Date Available

12-14-2011

Year of Publication

2008

Document Type

Dissertation

College

Arts and Sciences

Department

Anthropology

First Advisor

Lisa Cliggett

Abstract

This dissertation examines rural families responses to global and local situations that have made earning a livelihood as a farmer very difficult. Drawing from original research, including a household livelihood census of 195 households, interviews with 72 people, participant observation, and archival research, the dissertation explores how rural families have responded to declines in domestic agricultural markets fueled by global and national forces and local environmental change. It asks: what impact will small farming families responses to these forces of change have on peoples identities as peasants? I argue that while great change is underway in the countryside, peasant identity continues to flourish as people on the ground re-work and re-negotiate what it means to be a peasant. This research provides a voice to those often overlooked by macro-analyses of economic, political, or cultural development by providing rich ethnographic details on how global forces impact otherwise out-of-the way places.
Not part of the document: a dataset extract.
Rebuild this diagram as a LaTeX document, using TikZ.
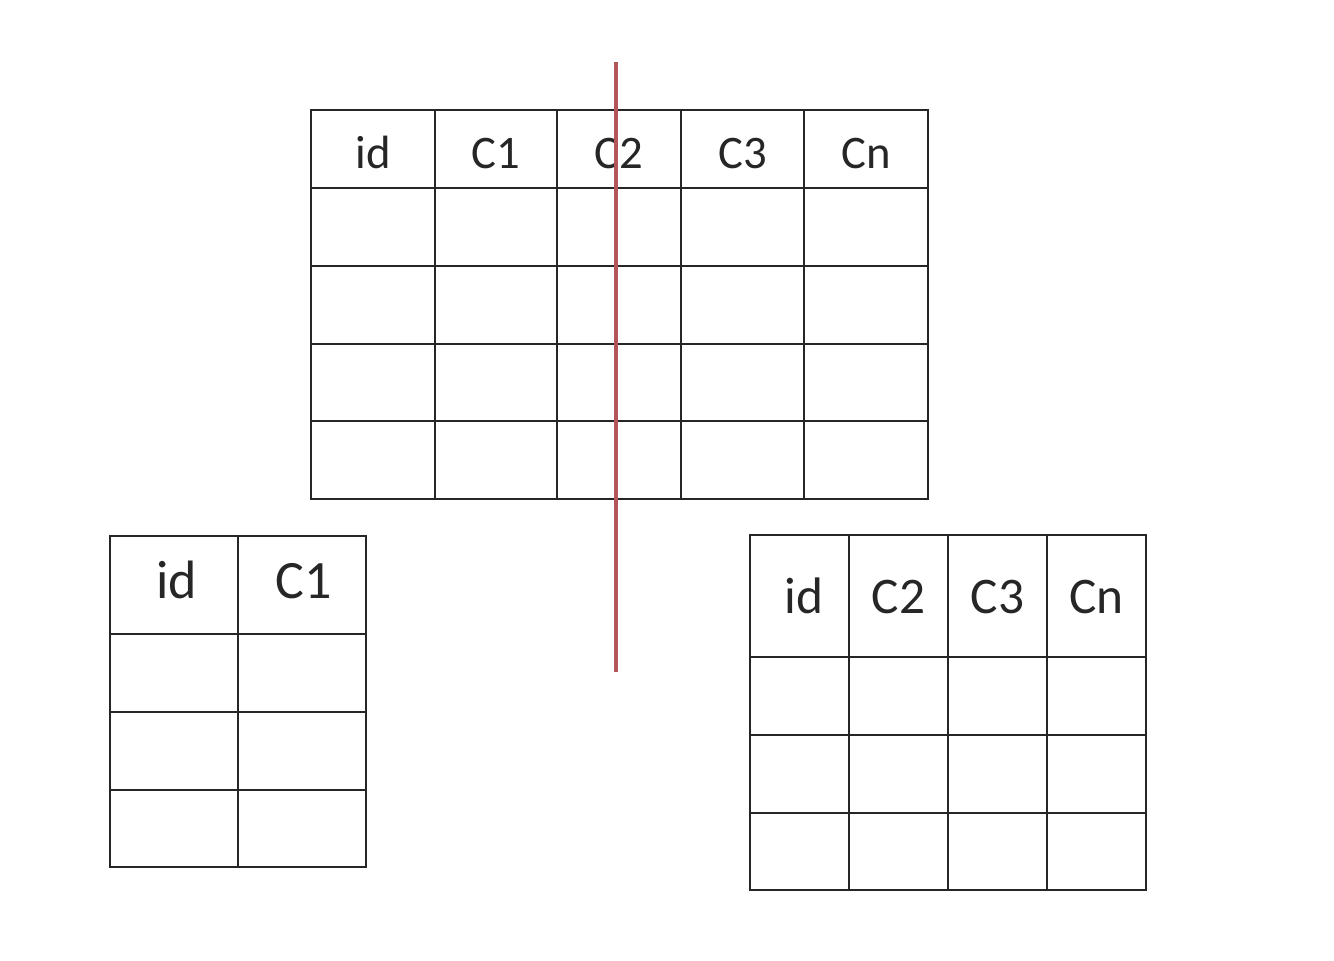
\documentclass[tikz,border=0pt]{standalone}
\usepackage{fontspec}
\setmainfont{Carlito}
\definecolor{cutred}{RGB}{178,86,88}
\begin{document}
\begin{tikzpicture}[
        x=0.75pt, y=-0.75pt,
        grid/.style  ={draw=black!85, line width=1.7pt, line cap=rect},
        head/.style  ={anchor=base, inner sep=0pt, text=black!85},
        cut/.style   ={draw=cutred, line width=3.2pt},
    ]
    \useasboundingbox[fill=white] (0,0) rectangle (1334,960);

    %% Top table -- full
    \foreach \x in {311,435,557,681,804,928}
        \draw[grid] (\x,110) -- (\x,499);
    \foreach \y in {110,188,266,344,421,499}
        \draw[grid] (311,\y) -- (928,\y);
    \foreach \lbl/\x [count=\i] in {id/373, C1/496, C2/619, C3/742.5, Cn/866}
        \node[head, font=\fontsize{35}{40}\selectfont] (top\i) at (\x,168) {\lbl};

    %% Left table -- id, C1
    \foreach \x in {110,238,366}
        \draw[grid] (\x,536) -- (\x,867);
    \foreach \y in {536,634,712,790,867}
        \draw[grid] (110,\y) -- (366,\y);
    \foreach \lbl/\x [count=\i] in {id/177, C1/304}
        \node[head, font=\fontsize{40.5}{45}\selectfont] (left\i) at (\x,598) {\lbl};

    %% Right table -- id, C2, C3, Cn
    \foreach \x in {750,849,948,1047,1146}
        \draw[grid] (\x,535) -- (\x,890);
    \foreach \y in {535,657,735,813,890}
        \draw[grid] (750,\y) -- (1146,\y);
    \foreach \lbl/\x [count=\i] in {id/804, C2/898.5, C3/997.5, Cn/1096.5}
        \node[head, font=\fontsize{38.5}{43}\selectfont] (right\i) at (\x,613) {\lbl};

    %% Split line
    \coordinate (cuttop) at (616,62);
    \coordinate (cutbot) at (616,672);
    \draw[cut] (cuttop) -- (cutbot);

    \end{tikzpicture}
\end{document}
This dissertation critically examines what is meant by development and change, what development and change look like in a local, grounded context and what current trends can teach us about the future of rural areas both in Costa Rica and in other regions of the world experiencing similar phenomena: increasing educational opportunities for youth, a continued opening up of agricultural markets, a blurring of the line between the urban and the rural, and declining environmental quality.